Angklung merupakan alat musik tradisional khas Jawa Barat, terbuat dari bambu dan memiliki suara yang khas.

Alat musik angklung dimainkan dengan cara digoyangkan, menghasilkan bunyi yang bergetar.

Angklung memiliki berbagai ukuran, mulai dari yang kecil hingga besar, yang masing-masing memberikan suara yang berbeda. Alat musik ini dikenal memiliki nada yang harmonis dan kaya akan budaya serta sejarah.

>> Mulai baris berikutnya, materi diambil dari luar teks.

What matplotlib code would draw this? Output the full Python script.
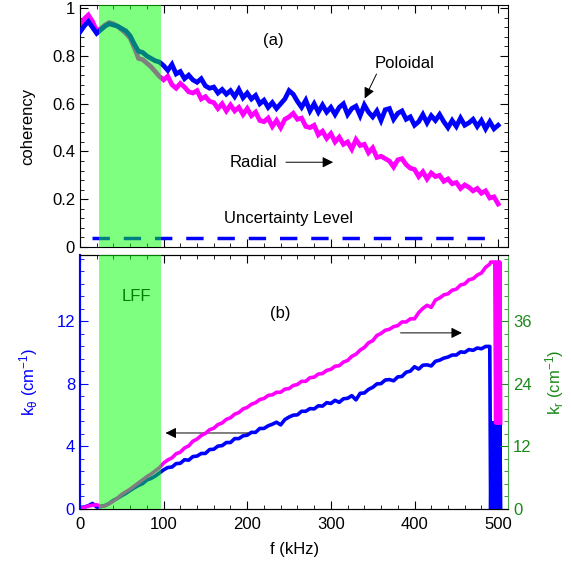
import numpy as np
import matplotlib
matplotlib.use('Agg')
import matplotlib.pyplot as plt
from matplotlib.ticker import MultipleLocator

plt.rcParams['font.family'] = ['Liberation Sans', 'DejaVu Sans']
plt.rcParams['mathtext.fontset'] = 'custom'
plt.rcParams['mathtext.rm'] = 'Liberation Sans'
plt.rcParams['mathtext.it'] = 'Liberation Sans'

# frequency grid (kHz)
f = np.arange(0, 501, 5)

# (a) coherency
coh_pol = [0.90, 0.925, 0.945, 0.92, 0.895, 0.91, 0.925, 0.935, 0.93, 0.925,
           0.915, 0.905, 0.885, 0.85, 0.82, 0.815, 0.80, 0.79, 0.78, 0.775,
           0.76, 0.74, 0.765, 0.725, 0.735, 0.705, 0.72, 0.70, 0.69, 0.705,
           0.675, 0.665, 0.67, 0.645, 0.66, 0.64, 0.655, 0.63, 0.66, 0.625,
           0.645, 0.62, 0.635, 0.60, 0.615, 0.585, 0.605, 0.58, 0.60, 0.62,
           0.655, 0.64, 0.61, 0.585, 0.615, 0.57, 0.60, 0.565, 0.595, 0.565,
           0.585, 0.555, 0.585, 0.60, 0.555, 0.58, 0.59, 0.55, 0.595, 0.565,
           0.545, 0.57, 0.53, 0.575, 0.58, 0.535, 0.56, 0.57, 0.535, 0.545,
           0.51, 0.525, 0.555, 0.52, 0.55, 0.53, 0.555, 0.525, 0.50, 0.53,
           0.505, 0.54, 0.51, 0.52, 0.535, 0.505, 0.53, 0.495, 0.525, 0.495,
           0.51]
coh_rad = [0.93, 0.955, 0.972, 0.945, 0.905, 0.915, 0.93, 0.94, 0.935, 0.925,
           0.91, 0.895, 0.875, 0.835, 0.79, 0.785, 0.77, 0.755, 0.735, 0.715,
           0.70, 0.715, 0.68, 0.665, 0.685, 0.67, 0.65, 0.645, 0.655, 0.62,
           0.63, 0.61, 0.605, 0.58, 0.60, 0.57, 0.595, 0.57, 0.585, 0.555,
           0.58, 0.55, 0.565, 0.53, 0.525, 0.54, 0.505, 0.53, 0.50, 0.535,
           0.545, 0.56, 0.535, 0.54, 0.505, 0.50, 0.51, 0.47, 0.485, 0.455,
           0.475, 0.44, 0.46, 0.43, 0.44, 0.41, 0.45, 0.425, 0.43, 0.395,
           0.415, 0.375, 0.38, 0.37, 0.36, 0.335, 0.365, 0.37, 0.345, 0.33,
           0.325, 0.295, 0.315, 0.285, 0.31, 0.295, 0.30, 0.275, 0.285, 0.265,
           0.27, 0.245, 0.26, 0.25, 0.235, 0.245, 0.225, 0.235, 0.205, 0.21,
           0.18]
uncert_level = 0.036
uncert_f = [15, 491]

# (b) wavenumbers, k_theta on left axis, k_r on right axis
k_theta = [0.08, 0.12, 0.20, 0.35, 0.12, 0.15, 0.22, 0.35, 0.55, 0.68,
           0.85, 1.00, 1.18, 1.35, 1.50, 1.62, 1.85, 1.95, 2.10, 2.30,
           2.50, 2.65, 2.68, 2.90, 2.92, 3.15, 3.12, 3.35, 3.38, 3.55,
           3.55, 3.80, 3.82, 4.02, 4.05, 4.25, 4.25, 4.50, 4.50, 4.68,
           4.72, 4.90, 4.90, 5.15, 5.15, 5.32, 5.42, 5.55, 5.38, 5.72,
           5.88, 6.00, 6.02, 6.25, 6.25, 6.42, 6.40, 6.60, 6.58, 6.80,
           6.75, 6.95, 6.82, 7.05, 7.08, 7.25, 6.98, 7.40, 7.42, 7.65,
           7.78, 8.00, 8.02, 8.25, 8.28, 8.20, 8.45, 8.48, 8.75, 8.82,
           9.10, 8.95, 9.20, 9.22, 9.15, 9.45, 9.52, 9.65, 9.72, 9.85,
           9.85, 10.05, 10.02, 10.20, 10.15, 10.30, 10.25, 10.40, 10.40]
k_r = [0.0, 0.3, 0.55, 0.7, 0.8, 0.5, 0.6, 1.0, 1.5, 2.1,
       2.8, 3.3, 3.8, 4.4, 5.0, 5.6, 6.2, 6.7, 7.3, 7.9,
       8.8, 9.4, 9.8, 10.6, 10.9, 11.7, 12.1, 13.0, 13.4, 14.1,
       14.5, 15.2, 15.5, 16.2, 16.5, 17.2, 17.5, 18.2, 18.5, 19.2,
       19.5, 20.1, 20.4, 21.0, 21.2, 21.8, 21.9, 22.4, 22.4, 23.0,
       23.1, 23.7, 23.9, 24.5, 24.5, 25.2, 25.3, 25.9, 26.0, 26.6,
       26.8, 27.4, 27.5, 28.2, 28.5, 29.3, 29.7, 30.5, 31.0, 31.9,
       32.3, 33.3, 33.7, 34.3, 34.5, 35.0, 35.2, 35.9, 35.9, 36.5,
       36.5, 37.7, 38.5, 39.1, 38.7, 40.1, 40.5, 41.1, 41.3, 42.0,
       42.2, 43.0, 43.2, 44.0, 44.2, 44.9, 45.3, 46.4, 47.0]
# last few bins above 490 kHz jump between two levels
f_tail = [491, 492, 493, 494, 495, 496, 497, 498, 499, 500, 501, 502, 503]
ktheta_tail = [0.0, 5.5, 0.0, 5.5, 0.0, 5.5, 0.0, 5.5, 0.0, 5.5, 0.0, 5.5, 0.0]
kr_tail = [47.4, 47.4, 47.4, 47.4, 47.4, 47.4, 16.5, 47.4, 16.5, 47.4, 16.5, 47.4, 16.5]

lff_band = (23, 97)

BLUE = '#0000ff'
MAG = '#ff00ff'
GREEN_TXT = '#1a8a1a'

fig = plt.figure(figsize=(5.71, 5.77), dpi=100)
ax1 = fig.add_axes([0.140, 0.572, 0.750, 0.419])
ax2 = fig.add_axes([0.140, 0.118, 0.750, 0.440])
ax3 = ax2.twinx()

# ---- (a) coherency ----
ax1.plot(f, coh_pol, color=BLUE, lw=3.4, solid_joinstyle='miter', zorder=3)
ax1.plot(f, coh_rad, color=MAG, lw=3.4, solid_joinstyle='miter', zorder=2)
ax1.plot(uncert_f, [uncert_level, uncert_level], color=BLUE, lw=2.5,
         dashes=(5, 4), zorder=2)
ax1.axvspan(*lff_band, color='#00ff00', alpha=0.5, lw=0, zorder=5)
ax1.set_xlim(0, 512)
ax1.set_ylim(0, 1.013)
ax1.set_yticks([0, 0.2, 0.4, 0.6, 0.8, 1.0])
ax1.set_yticklabels(['0', '0.2', '0.4', '0.6', '0.8', '1'])
ax1.xaxis.set_major_locator(MultipleLocator(100))
ax1.xaxis.set_minor_locator(MultipleLocator(20))
ax1.yaxis.set_minor_locator(MultipleLocator(0.04))
ax1.tick_params(which='both', direction='in', top=True, right=True,
                labelbottom=False, labelsize=12)
ax1.tick_params(which='major', length=6)
ax1.tick_params(which='minor', length=3)
ax1.set_ylabel('coherency', fontsize=12, labelpad=12)

ax1.text(231, 0.865, '(a)', fontsize=12, ha='center', va='center')
ax1.text(388, 0.77, 'Poloidal', fontsize=12, ha='center', va='center')
ax1.annotate('', xy=(339, 0.612), xytext=(356, 0.735),
             arrowprops=dict(arrowstyle='-|>', color='k', lw=0.7,
                             mutation_scale=16))
ax1.text(208, 0.355, 'Radial', fontsize=12, ha='center', va='center')
ax1.annotate('', xy=(306, 0.355), xytext=(243, 0.355),
             arrowprops=dict(arrowstyle='-|>', color='k', lw=0.7,
                             mutation_scale=16))
ax1.text(249, 0.12, 'Uncertainty Level', fontsize=12, ha='center', va='center')

# ---- (b) wavenumbers ----
ax3.plot(list(f[:len(k_r)]) + f_tail, k_r + kr_tail, color=MAG, lw=2.6, zorder=2)
ax2.plot(list(f[:len(k_theta)]) + f_tail, k_theta + ktheta_tail,
         color=BLUE, lw=2.6, zorder=2)
ax3.axvspan(*lff_band, color='#00ff00', alpha=0.5, lw=0, zorder=5)

ax2.set_xlim(0, 512)
ax2.set_ylim(0, 16.25)
ax3.set_ylim(0, 48.75)
ax2.set_yticks([0, 4, 8, 12])
ax3.set_yticks([0, 12, 24, 36])
ax2.xaxis.set_major_locator(MultipleLocator(100))
ax2.xaxis.set_minor_locator(MultipleLocator(20))
ax2.yaxis.set_minor_locator(MultipleLocator(0.8))
ax3.yaxis.set_minor_locator(MultipleLocator(2.4))
ax2.tick_params(which='both', direction='in', top=True, labelsize=12)
ax2.tick_params(axis='x', pad=6)
ax2.tick_params(axis='y', which='both', colors=BLUE)
ax2.tick_params(which='major', length=6)
ax2.tick_params(which='minor', length=3)
ax3.tick_params(which='both', direction='in', colors=GREEN_TXT, labelsize=12)
ax3.tick_params(which='major', length=6)
ax3.tick_params(which='minor', length=3)
ax2.spines['left'].set_color(BLUE)
ax2.spines['left'].set_linewidth(1.5)
ax3.spines['left'].set_color(BLUE)
ax3.spines['left'].set_linewidth(1.5)
ax3.spines['right'].set_color('#4caf4c')
ax2.spines['right'].set_visible(False)

ax2.set_xlabel('f (kHz)', fontsize=12, labelpad=7)
ax2.set_ylabel(r'k$_\theta$ (cm$^{-1}$)', fontsize=12, color=BLUE, labelpad=12)
ax3.set_ylabel(r'k$_r$ (cm$^{-1}$)', fontsize=12, color=GREEN_TXT, labelpad=8)

ax2.text(68, 13.6, 'LFF', fontsize=12, ha='center', va='center', zorder=6)
ax2.text(240, 12.5, '(b)', fontsize=12, ha='center', va='center')
ax2.annotate('', xy=(99, 4.86), xytext=(204, 4.86),
             arrowprops=dict(arrowstyle='-|>', color='k', lw=0.7,
                             mutation_scale=16))
ax3.annotate('', xy=(460, 33.8), xytext=(380, 33.8),
             arrowprops=dict(arrowstyle='-|>', color='k', lw=0.7,
                             mutation_scale=16))

fig.savefig('out.png', dpi=100)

Sejarah dan Asal-Usul Angklung

Dilansir dari kanal YouTube Leuweung Seni pada Rabu, 13 November 2024, angklung mulai dikenal di Indonesia sejak masa kerajaan Sunda, sekitar abad ke-12 hingga abad ke-16.

Asal-usul terciptanya angklung berkaitan erat dengan pandangan hidup masyarakat Sunda yang agraris.

Padi sebagai makanan pokok masyarakat Sunda menjadi simbol kehidupan, dan angklung pun dipercaya memiliki hubungan spiritual dengan Dewi Sri, Dewi Padi yang diyakini sebagai pemberi kehidupan.

Berdasarkan kepercayaan ini, masyarakat Sunda mempercayai bahwa angklung memiliki kekuatan untuk memanggil Dewi Sri agar turun ke bumi dan membawa kesuburan bagi tanaman padi mereka.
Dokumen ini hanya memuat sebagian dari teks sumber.